Short problem →
The line containing "import * as" marks the end: extract everything from the first line of the data through that line, exactly, with no pictures.

Source data →
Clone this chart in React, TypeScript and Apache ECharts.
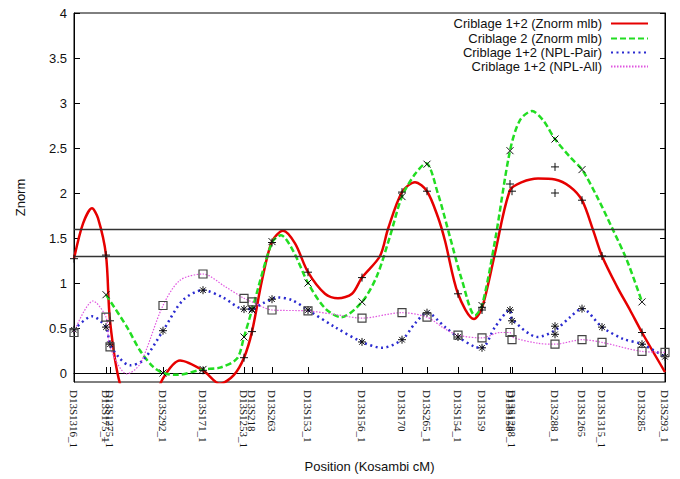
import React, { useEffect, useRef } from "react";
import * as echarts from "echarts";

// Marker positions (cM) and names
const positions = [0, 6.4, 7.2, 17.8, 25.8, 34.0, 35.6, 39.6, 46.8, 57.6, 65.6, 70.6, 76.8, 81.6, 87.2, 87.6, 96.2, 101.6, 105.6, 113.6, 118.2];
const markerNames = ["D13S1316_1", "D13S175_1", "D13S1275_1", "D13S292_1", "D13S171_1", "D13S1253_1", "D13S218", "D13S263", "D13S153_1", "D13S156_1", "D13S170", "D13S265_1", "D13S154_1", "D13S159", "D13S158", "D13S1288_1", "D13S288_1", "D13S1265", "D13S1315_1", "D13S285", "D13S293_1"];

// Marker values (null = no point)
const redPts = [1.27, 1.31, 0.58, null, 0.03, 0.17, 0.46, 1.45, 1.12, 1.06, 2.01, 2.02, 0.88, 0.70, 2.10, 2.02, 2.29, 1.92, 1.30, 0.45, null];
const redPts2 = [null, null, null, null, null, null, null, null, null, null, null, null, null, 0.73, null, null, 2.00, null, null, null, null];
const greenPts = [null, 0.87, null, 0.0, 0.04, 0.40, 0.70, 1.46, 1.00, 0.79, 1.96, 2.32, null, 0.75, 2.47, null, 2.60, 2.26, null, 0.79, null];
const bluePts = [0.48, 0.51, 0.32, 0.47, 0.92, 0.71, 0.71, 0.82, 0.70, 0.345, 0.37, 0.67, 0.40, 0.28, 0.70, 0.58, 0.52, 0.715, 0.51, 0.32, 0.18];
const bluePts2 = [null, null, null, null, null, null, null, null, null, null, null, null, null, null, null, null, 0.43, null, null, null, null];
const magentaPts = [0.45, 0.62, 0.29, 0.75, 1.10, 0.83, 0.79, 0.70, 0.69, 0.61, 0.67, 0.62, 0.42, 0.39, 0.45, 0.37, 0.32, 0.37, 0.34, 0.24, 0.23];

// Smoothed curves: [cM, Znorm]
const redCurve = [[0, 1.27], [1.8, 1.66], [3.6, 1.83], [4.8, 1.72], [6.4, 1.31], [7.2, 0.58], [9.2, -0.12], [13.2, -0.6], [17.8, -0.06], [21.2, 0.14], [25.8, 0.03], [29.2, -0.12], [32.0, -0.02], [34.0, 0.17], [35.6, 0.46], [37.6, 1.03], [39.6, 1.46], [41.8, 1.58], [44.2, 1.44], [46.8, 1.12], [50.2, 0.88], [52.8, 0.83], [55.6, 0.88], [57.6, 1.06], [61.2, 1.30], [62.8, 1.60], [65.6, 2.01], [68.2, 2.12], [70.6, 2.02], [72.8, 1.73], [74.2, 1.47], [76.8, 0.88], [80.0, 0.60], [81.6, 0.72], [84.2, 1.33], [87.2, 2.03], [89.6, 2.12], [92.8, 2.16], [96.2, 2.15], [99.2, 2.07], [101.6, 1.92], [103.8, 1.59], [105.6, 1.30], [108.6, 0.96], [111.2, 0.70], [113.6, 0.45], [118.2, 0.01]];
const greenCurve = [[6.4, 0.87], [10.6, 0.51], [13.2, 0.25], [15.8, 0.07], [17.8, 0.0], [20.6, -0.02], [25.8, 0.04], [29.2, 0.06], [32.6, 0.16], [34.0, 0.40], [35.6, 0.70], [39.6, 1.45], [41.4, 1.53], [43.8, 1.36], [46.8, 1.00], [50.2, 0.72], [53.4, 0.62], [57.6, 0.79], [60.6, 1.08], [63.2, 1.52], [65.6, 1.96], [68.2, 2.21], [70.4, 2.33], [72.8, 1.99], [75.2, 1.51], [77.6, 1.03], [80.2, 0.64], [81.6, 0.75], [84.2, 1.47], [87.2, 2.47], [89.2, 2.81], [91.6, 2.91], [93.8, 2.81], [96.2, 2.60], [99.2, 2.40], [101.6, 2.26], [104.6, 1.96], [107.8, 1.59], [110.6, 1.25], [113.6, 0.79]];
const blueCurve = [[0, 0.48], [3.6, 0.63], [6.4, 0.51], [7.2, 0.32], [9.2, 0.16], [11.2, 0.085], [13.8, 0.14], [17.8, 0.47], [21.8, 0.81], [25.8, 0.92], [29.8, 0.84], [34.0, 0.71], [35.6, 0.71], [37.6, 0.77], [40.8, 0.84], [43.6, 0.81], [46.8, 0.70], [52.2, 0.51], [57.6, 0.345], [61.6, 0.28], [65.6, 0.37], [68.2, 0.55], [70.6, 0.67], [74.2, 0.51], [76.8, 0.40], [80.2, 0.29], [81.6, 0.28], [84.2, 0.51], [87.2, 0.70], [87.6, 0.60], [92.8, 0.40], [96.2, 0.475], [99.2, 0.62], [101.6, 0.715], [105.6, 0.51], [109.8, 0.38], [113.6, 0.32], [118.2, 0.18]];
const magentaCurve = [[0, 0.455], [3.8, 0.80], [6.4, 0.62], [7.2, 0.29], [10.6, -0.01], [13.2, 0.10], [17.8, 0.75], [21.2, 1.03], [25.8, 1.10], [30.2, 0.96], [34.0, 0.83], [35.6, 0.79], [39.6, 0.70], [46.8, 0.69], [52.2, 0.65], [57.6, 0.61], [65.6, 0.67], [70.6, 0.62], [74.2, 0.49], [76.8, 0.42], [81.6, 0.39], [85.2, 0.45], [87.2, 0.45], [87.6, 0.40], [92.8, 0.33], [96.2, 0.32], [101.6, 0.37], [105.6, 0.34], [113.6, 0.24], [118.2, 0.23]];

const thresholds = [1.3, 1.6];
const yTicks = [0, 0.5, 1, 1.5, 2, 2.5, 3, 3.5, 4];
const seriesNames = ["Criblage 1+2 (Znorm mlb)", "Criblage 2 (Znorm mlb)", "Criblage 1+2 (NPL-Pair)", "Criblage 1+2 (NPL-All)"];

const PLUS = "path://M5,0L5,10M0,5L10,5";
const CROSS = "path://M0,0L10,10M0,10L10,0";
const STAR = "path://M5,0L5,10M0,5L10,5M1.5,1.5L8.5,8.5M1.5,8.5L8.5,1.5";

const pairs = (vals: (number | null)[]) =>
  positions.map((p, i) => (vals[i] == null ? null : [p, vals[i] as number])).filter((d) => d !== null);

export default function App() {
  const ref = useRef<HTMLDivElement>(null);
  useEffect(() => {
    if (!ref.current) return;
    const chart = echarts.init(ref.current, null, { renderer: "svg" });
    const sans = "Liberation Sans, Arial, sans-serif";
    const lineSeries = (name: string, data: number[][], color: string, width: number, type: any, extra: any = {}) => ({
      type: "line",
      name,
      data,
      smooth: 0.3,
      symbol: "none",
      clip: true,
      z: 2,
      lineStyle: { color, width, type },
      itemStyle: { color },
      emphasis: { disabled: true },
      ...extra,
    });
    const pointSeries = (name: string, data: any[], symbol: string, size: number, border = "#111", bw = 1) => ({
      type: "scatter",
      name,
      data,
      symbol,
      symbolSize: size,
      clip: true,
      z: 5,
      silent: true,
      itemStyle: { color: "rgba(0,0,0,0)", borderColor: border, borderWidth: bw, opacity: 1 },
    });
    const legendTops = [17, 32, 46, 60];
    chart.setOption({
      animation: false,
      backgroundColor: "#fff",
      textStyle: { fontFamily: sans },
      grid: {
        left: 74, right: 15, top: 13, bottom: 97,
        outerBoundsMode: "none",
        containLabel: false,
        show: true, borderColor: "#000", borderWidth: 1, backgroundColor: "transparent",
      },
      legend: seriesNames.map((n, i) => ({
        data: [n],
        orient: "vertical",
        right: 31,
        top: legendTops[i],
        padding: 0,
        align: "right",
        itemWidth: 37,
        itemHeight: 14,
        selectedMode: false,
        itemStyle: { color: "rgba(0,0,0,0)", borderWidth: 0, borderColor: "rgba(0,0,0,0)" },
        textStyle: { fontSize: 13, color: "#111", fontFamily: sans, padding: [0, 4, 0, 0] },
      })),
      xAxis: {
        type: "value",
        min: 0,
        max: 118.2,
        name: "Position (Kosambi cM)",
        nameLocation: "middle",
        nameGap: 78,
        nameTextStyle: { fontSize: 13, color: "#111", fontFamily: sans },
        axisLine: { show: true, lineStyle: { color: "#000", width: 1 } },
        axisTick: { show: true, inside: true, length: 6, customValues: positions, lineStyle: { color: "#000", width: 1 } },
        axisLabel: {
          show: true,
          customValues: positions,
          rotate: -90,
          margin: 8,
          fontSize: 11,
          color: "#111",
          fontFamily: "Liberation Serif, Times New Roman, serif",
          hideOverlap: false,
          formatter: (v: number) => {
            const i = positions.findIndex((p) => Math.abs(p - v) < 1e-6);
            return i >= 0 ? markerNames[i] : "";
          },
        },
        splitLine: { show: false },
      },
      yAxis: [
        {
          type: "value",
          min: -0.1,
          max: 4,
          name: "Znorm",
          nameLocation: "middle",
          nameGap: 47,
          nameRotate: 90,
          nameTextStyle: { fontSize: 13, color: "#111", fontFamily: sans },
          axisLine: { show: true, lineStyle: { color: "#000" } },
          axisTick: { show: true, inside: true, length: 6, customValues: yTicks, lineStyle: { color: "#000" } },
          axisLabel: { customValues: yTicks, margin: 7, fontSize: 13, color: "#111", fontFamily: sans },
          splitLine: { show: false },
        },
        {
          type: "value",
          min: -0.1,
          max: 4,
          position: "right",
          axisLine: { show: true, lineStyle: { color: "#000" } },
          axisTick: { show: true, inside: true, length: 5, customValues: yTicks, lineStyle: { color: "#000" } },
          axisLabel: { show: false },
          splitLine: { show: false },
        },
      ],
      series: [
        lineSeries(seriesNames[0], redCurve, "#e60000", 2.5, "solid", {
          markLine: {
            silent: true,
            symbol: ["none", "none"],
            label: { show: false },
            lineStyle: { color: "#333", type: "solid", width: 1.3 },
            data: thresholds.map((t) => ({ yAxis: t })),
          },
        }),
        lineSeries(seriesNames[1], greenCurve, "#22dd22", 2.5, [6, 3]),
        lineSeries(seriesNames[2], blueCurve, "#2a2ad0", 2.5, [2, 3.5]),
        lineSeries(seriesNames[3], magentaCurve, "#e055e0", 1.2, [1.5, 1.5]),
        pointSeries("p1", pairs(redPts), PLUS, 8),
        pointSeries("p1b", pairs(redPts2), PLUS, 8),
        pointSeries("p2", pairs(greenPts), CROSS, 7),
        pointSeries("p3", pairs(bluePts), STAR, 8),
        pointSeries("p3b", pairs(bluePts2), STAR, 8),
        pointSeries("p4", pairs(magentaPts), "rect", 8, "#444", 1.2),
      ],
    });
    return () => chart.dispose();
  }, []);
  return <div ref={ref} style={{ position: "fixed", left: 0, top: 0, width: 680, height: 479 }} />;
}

Answer to the task →
Clone this chart in React, TypeScript and Apache ECharts.
import React, { useEffect, useRef } from "react";
import * as echarts from "echarts";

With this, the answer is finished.